例えばWindows 7で利用できるのはDirectX 11.1までだが、この「0.1」の違いで意外に機能が違っている。例えば、“ハードウェアベースの画面合成表示”は、XAMLでUI部分を描画し、迅速なレスポンスが必要な部分はDirectXが担うことになる。
上図はBuild 2013のスライドから抜粋したものだが、DirectX関連セッションでは、前述したハードウェアベースの画面合成表示を含めて5つの特徴を掲げている。なかでも注目すべきは、GPUとCPU処理を組み合わせてプログラムの効率化を実現する“マッピング可能になったデフォルトバッファ”だ。演算シェーダーを実行する際、従来は中間バッファにあったデータをデフォルトバッファにコピーしていたが、本機能の実装によって直接デフォルトバッファにアクセス可能になる。その結果として、コピーに要する時間と消費メモリの削減が実現するのだ。
この他にもWDDM(Windows Display Driver Model)も1.3にバージョンアップし、Direct3Dレンダリングパフォーマンスの改善や、Direct3D 11.1との連携を可能にしている。GPUのパフォーマンスを最大限に引き出せる点を踏まえても、古いOSを使うメリットは皆無だ。
その10:「アップグレード」
既報のとおり2015年夏にリリース予定のWindows 10は、無料アップグレード対象OSとしてWindows 7 Service Pack 1およびWindows 8.1(Update)の名前を並べている。そのため、現在Windows 7をお使いの方々は“Windows 10まで待とう”と考える方も少なくないだろう。だが、長年Windows OSを使ってきた方なら経験しているように、必ずしもスムーズにアップグレードできる保証はない。

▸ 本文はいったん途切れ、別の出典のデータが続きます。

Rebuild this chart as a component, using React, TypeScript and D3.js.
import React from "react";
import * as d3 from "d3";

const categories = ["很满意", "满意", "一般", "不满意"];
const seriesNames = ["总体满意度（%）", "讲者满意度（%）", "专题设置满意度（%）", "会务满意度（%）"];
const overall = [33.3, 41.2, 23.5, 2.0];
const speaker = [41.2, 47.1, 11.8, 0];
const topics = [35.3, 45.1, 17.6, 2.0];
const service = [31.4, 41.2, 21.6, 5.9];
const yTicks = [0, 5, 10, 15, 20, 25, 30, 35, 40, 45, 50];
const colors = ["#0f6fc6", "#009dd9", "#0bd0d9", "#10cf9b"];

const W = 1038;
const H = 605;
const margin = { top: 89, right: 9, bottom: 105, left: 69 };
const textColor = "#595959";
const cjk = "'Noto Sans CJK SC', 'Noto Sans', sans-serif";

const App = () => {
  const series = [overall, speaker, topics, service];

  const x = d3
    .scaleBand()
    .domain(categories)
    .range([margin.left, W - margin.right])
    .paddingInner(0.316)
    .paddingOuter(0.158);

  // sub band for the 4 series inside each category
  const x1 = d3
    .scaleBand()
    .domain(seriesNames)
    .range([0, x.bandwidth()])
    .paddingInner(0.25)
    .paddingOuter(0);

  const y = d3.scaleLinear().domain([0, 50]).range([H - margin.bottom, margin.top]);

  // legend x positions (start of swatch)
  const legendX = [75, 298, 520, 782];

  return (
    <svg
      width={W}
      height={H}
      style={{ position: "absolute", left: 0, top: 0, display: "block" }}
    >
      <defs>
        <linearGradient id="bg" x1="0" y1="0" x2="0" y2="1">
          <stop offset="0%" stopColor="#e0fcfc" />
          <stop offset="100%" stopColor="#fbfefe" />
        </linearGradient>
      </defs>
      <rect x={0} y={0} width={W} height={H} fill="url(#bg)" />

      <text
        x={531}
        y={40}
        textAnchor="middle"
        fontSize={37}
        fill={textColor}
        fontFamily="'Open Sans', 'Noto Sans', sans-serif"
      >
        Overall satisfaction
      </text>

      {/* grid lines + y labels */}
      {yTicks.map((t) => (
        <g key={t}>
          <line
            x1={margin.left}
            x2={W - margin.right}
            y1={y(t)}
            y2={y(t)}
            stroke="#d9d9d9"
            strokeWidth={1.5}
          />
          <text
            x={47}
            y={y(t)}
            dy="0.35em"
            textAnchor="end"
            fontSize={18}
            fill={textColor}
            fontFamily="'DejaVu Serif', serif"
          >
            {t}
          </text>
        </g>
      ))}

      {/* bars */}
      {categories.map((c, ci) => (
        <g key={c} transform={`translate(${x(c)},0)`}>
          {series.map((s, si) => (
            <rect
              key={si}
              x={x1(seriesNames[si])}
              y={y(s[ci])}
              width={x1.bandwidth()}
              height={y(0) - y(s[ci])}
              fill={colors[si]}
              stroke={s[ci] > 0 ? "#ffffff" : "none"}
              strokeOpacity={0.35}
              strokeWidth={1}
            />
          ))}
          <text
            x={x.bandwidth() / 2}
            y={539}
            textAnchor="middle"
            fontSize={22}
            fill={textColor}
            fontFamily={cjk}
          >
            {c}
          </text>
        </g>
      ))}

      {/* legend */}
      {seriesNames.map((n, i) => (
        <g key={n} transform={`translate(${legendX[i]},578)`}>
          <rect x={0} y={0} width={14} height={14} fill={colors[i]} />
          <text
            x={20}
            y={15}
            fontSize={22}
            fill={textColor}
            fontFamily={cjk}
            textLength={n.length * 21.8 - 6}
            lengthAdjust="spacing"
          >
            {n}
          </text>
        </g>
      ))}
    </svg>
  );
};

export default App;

筆者は残念(?)ながら未経験だが、Windows 8からWindows 8.1へのアップグレードがどうしてもうまく行かないケースや、Windows 7からWindows 8へのアップグレード時のトラブルは枚挙に暇がない。もちろんMicrosoftもしっかりと検証を行うだろうが、人のなすことに万全はないことはご承知のとおりだ。.
ちょうどWindows 8.1のシステム要件はWindows 7のそれと大差はなく、Windows 7リリース直後(2009年10月)のPCでなければ、Windows 8.1にアップグレードしても、そのまま使えるはずだ。Windows 10 Technical Previewを試した方なら気付くように、Windows 10はWindows 8.1をベースに開発が進んでいる。Windows 10に期待するならばこそ、より確実にWindows 10へアップグレードできるであろうWindows 8.1を選ぶのがいいだろう。